Period — Refers to either time bucket of a single row or date range of the whole query. Due to this ambiguity, we tend to avoid using this term.

Formulas¶

Transform function — A function applied to a measure, computing values across time buckets or partitions. Examples: cumsum (running total), time_shift/change/change_pct (self-join-based), lag/lead (window-function-based), and the rank family rank/percent_rank/dense_rank/ntile (timeless ranking; optional partition_by=).

Self-join vs window-function transforms:

time_shift, change, and change_pct use self-join CTEs — they can reach outside the current result set (no edge NULLs) and handle gaps in data correctly. time_shift(revenue, -1, 'year') (with granularity) joins on calendar date arithmetic for comparisons like year-over-year.
lag(revenue, 1) / lead(revenue, 1) use SQL LAG/LEAD window functions directly — more efficient, but produce NULLs at the edges and are sensitive to gaps in data.

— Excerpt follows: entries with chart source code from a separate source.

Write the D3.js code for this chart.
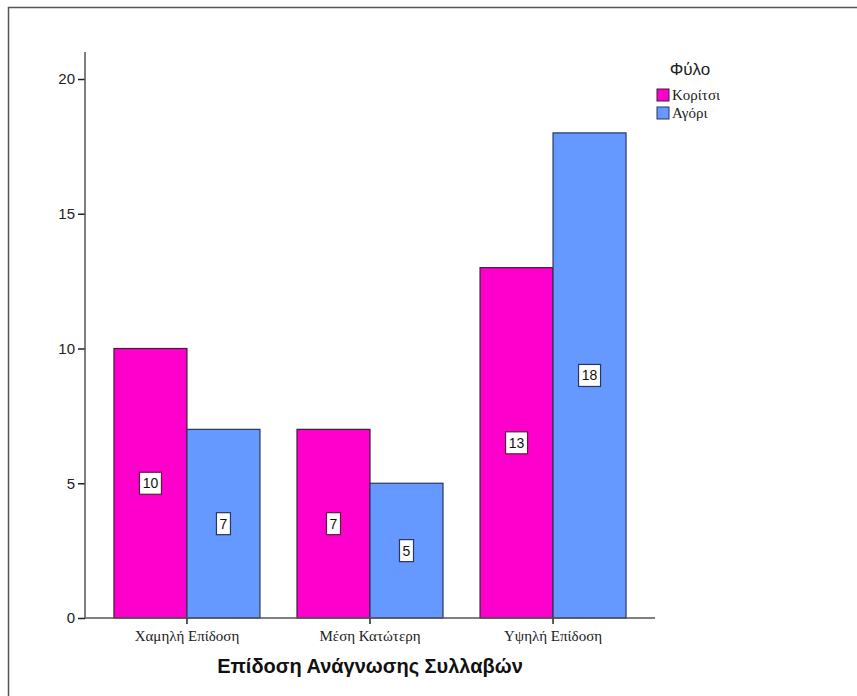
<!DOCTYPE html>
<html>
<head>
<meta charset="utf-8">
<script src="https://cdn.jsdelivr.net/npm/d3@7"></script>
<style>
  body { margin: 0; background: #fff; }
  svg { display: block; }
</style>
</head>
<body>
<svg id="chart" width="857" height="696"></svg>
<script>
// Reading performance groups and counts per gender
const categories = ["Χαμηλή Επίδοση", "Μέση Κατώτερη", "Υψηλή Επίδοση"];
const seriesNames = ["Κορίτσι", "Αγόρι"];
const girls = [10, 7, 13];
const boys = [7, 5, 18];
const yTicks = [0, 5, 10, 15, 20];
const colors = ["#ff00cc", "#6699ff"];
const strokes = ["#3a2030", "#2a3560"];

const svg = d3.select("#chart");

// outer frame
svg.append("path")
  .attr("d", "M8.5,700 V7.5 H860")
  .attr("fill", "none").attr("stroke", "#555").attr("stroke-width", 1.5);

const plot = { left: 85, right: 655, top: 52, bottom: 618 };

const x = d3.scaleBand()
  .domain(categories)
  .range([plot.left, plot.right])
  .paddingOuter(0.057)
  .paddingInner(0);

const y = d3.scaleLinear()
  .domain([0, 20])
  .range([plot.bottom, 79]);

const barW = 73;
const series = [girls, boys];

// bars
series.forEach((vals, si) => {
  const g = svg.append("g");
  categories.forEach((c, ci) => {
    const cx = x(c) + x.bandwidth() / 2;
    const x0 = si === 0 ? cx - barW : cx;
    g.append("rect")
      .attr("x", x0)
      .attr("y", y(vals[ci]))
      .attr("width", barW)
      .attr("height", y(0) - y(vals[ci]))
      .attr("fill", colors[si])
      .attr("stroke", strokes[si])
      .attr("stroke-width", 1.2);
  });
});

// value labels in the middle of each bar
series.forEach((vals, si) => {
  categories.forEach((c, ci) => {
    const cx = x(c) + x.bandwidth() / 2;
    const mx = si === 0 ? cx - barW / 2 : cx + barW / 2;
    const my = y(vals[ci] / 2);
    const txt = String(vals[ci]);
    const w = txt.length * 8 + 6;
    svg.append("rect")
      .attr("x", mx - w / 2).attr("y", my - 11)
      .attr("width", w).attr("height", 22)
      .attr("fill", "#fff")
      .attr("stroke", si === 0 ? "#55203f" : "#2a3560")
      .attr("stroke-width", 1.2);
    svg.append("text")
      .attr("x", mx).attr("y", my + 5)
      .attr("text-anchor", "middle")
      .attr("font-family", "Liberation Sans, Arial, sans-serif")
      .attr("font-size", 14)
      .attr("fill", "#111")
      .text(txt);
  });
});

// y axis
const yAxis = d3.axisLeft(y).tickValues(yTicks).tickSize(7).tickPadding(3);
const yg = svg.append("g").attr("transform", `translate(${plot.left},0)`).call(yAxis);
yg.select(".domain").remove();
yg.selectAll(".tick line").attr("stroke", "#222").attr("stroke-width", 1.5);
yg.selectAll(".tick text")
  .attr("font-family", "Liberation Sans, Arial, sans-serif")
  .attr("font-size", 15).attr("fill", "#222");
svg.append("line")
  .attr("x1", plot.left).attr("x2", plot.left)
  .attr("y1", plot.top).attr("y2", plot.bottom)
  .attr("stroke", "#555").attr("stroke-width", 1.5);

// x axis
const xAxis = d3.axisBottom(x).tickSize(6).tickPadding(6);
const xg = svg.append("g").attr("transform", `translate(0,${plot.bottom})`).call(xAxis);
xg.select(".domain").remove();
xg.selectAll(".tick line").attr("stroke", "#222").attr("stroke-width", 1.5);
xg.selectAll(".tick text")
  .attr("font-family", "Liberation Serif, Times New Roman, serif")
  .attr("font-size", 15).attr("fill", "#222");
svg.append("line")
  .attr("x1", plot.left).attr("x2", plot.right)
  .attr("y1", plot.bottom).attr("y2", plot.bottom)
  .attr("stroke", "#555").attr("stroke-width", 1.5);

// x axis title
svg.append("text")
  .attr("x", 370).attr("y", 673)
  .attr("text-anchor", "middle")
  .attr("font-family", "Liberation Sans, Arial, sans-serif")
  .attr("font-size", 20).attr("font-weight", "bold").attr("fill", "#111")
  .text("Επίδοση Ανάγνωσης Συλλαβών");

// legend
const legend = svg.append("g");
legend.append("text")
  .attr("x", 690).attr("y", 75)
  .attr("text-anchor", "middle")
  .attr("font-family", "Liberation Sans, Arial, sans-serif")
  .attr("font-size", 17).attr("fill", "#222")
  .text("Φύλο");
seriesNames.forEach((name, i) => {
  const ly = 89 + i * 18;
  legend.append("rect")
    .attr("x", 657).attr("y", ly)
    .attr("width", 12).attr("height", 12)
    .attr("fill", colors[i]).attr("stroke", strokes[i]).attr("stroke-width", 1);
  legend.append("text")
    .attr("x", 672).attr("y", ly + 11)
    .attr("font-family", "Liberation Serif, Times New Roman, serif")
    .attr("font-size", 15).attr("fill", "#222")
    .text(name);
});
</script>
</body>
</html>
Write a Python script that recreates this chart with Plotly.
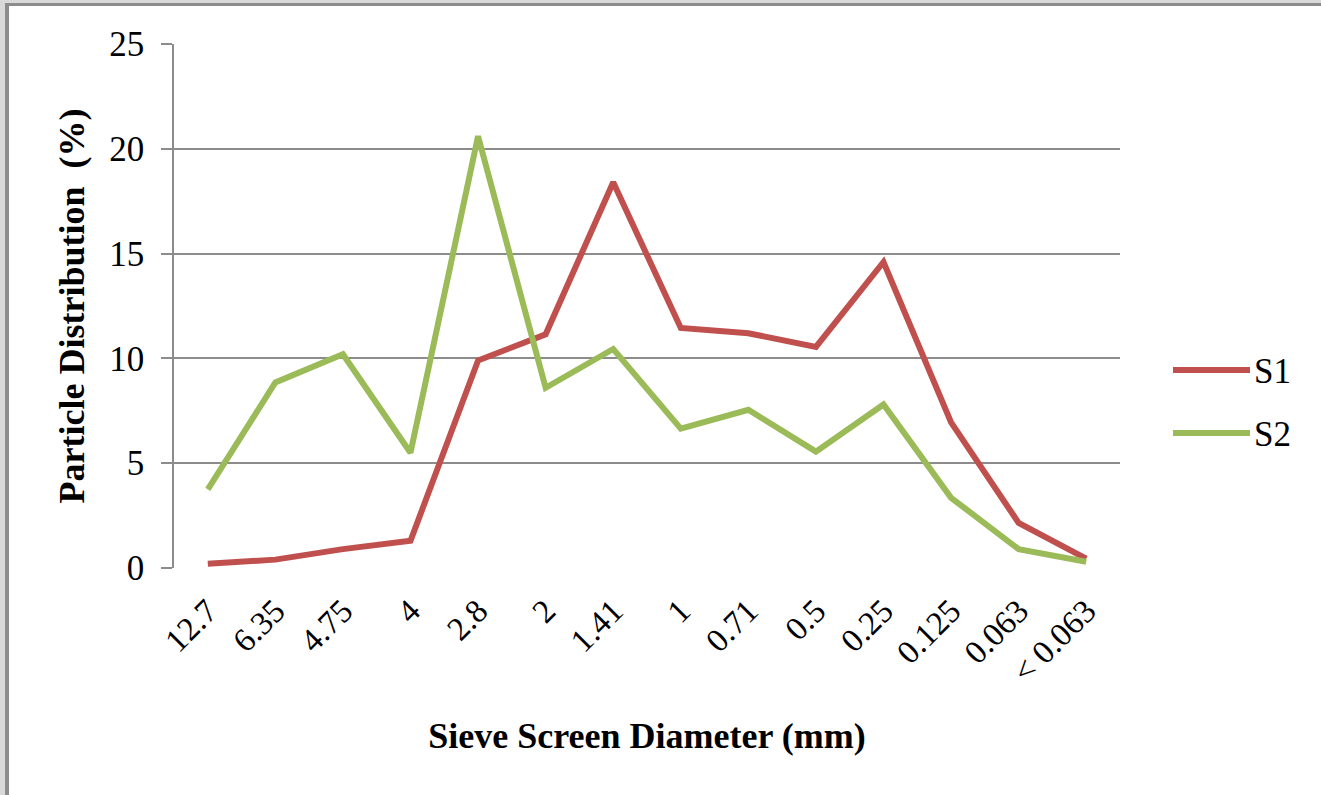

Nesting — Formulas can be nested: change(cumsum(revenue)) applies change to the result of cumsum. Each level of nesting generates an additional CTE layer in the SQL.

Ingestion¶

Rollup — During auto-ingestion, SLayer follows foreign key relationships and creates models with direct joins (one per FK on the source table). Columns from transitively reachable tables appear as dotted references (e.g., customers.name, customers.regions.name) usable as dimensions or in formulas. Multi-hop JOINs are resolved dynamically at query time by walking each intermediate model's own joins.

Transitive closure — The set of all tables reachable from a source table via foreign key chains. For orders → customers → regions, the transitive closure of orders includes both customers and regions. Used during ingestion for FK graph analysis and column introspection (determining which dotted dimensions to create), but not baked into model joins — each model only stores direct joins from its own FKs.

Default time dimension — An optional model-level setting (default_time_dimension) that specifies which dimension to use for time ordering in transform functions, when no time dimension is explicitly provided in the query.